Which way the particle behaves is determined when you observe the particle.
So interesting things can happen when you mathematically model two particles, which we will call particle A and particle B. Suppose that they each will blast off in one of two directions, and each particle must blast off in opposite directions to conserve momentum.
Well, when you mathematically model particle A, you might find that it has a 50% chance of moving left and a 50% chance of moving right. Since momentum must be conserved we would also say that particle B has a 50% chance of moving left and a 50% chance of moving right.

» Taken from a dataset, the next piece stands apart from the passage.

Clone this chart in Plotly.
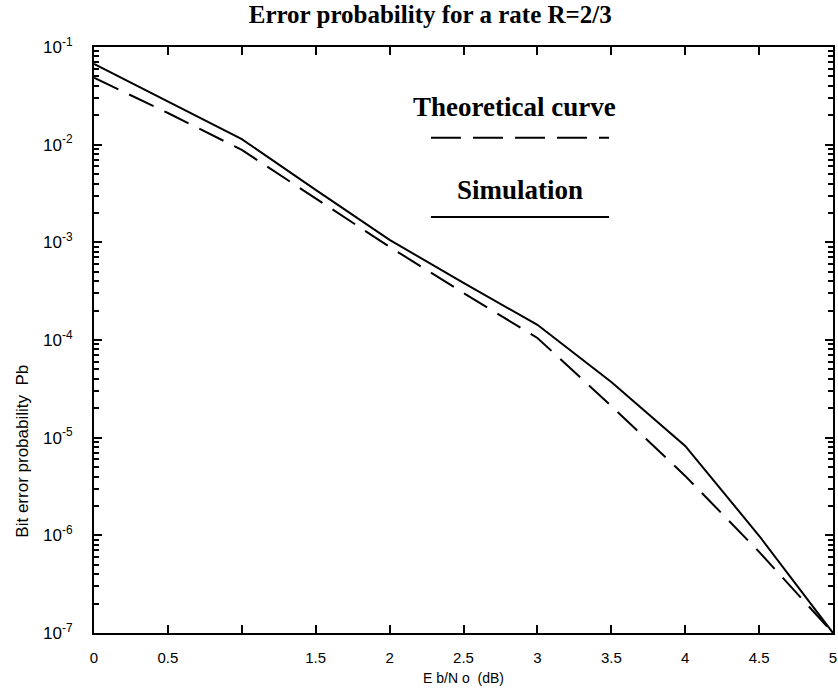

But when you actually observe particle A in reality, only one of its two possibilities occurred. And once you observe A, you know exactly how B must have moved because of the conservation of momentum. We describe particles which behave this way as being "entangled."
@wallhackio @aescling cool, that's nothing like Avengers Endgame! (don't ask me what that was like, I already forget)
also: so you're telling me that stuff I learned from TASes, where the randomness seed is always the same at the beginning but, for most games, changes randomly based on the frame, is true to quantum physics
@wallhackio @aescling I guess one thing I phrased poorly is that, during a TAS (and in a real video game instance), the random seed is consistent from frame to frame, ie, if you power on the system and do something on frame 10, it will always be the same result as long as it was exactly frame 10.
Just like in your example.
@wallhackio @aescling ok also I just realized, when speedrunners do luck manipulation, specifically if they do something in-game to check their current seed, and then use that information to determine the outcome of something else, that's also literally what you said, that's quantum entangelement
@aescling I found the Super Bunnyhop video funny because one of my first reactions in my first two hours of playing Outer Wilds was "omg the physics are actually kinda realistic what a spectacular demonstration of planetary physics the people who made this clearly understand and love physics" and I was just geeking out about it the whole time
@aescling Super Bunnyhop released a video about how Outer Wilds could be used as an educational tool about planetary physics (which is correct)
So I made a comment to the video pointing out that the concept of "Quantum Entanglement" as described in the game is completely different from the actual physical phenomenon of the same name. I felt this was important because if we were going to have people thinking Outer Wilds could be used to demonstrate physics, we should also have people be aware of what it gets "wrong".
And the lead dev of the game responded to my comment basically saying "yeah you're right, my bad"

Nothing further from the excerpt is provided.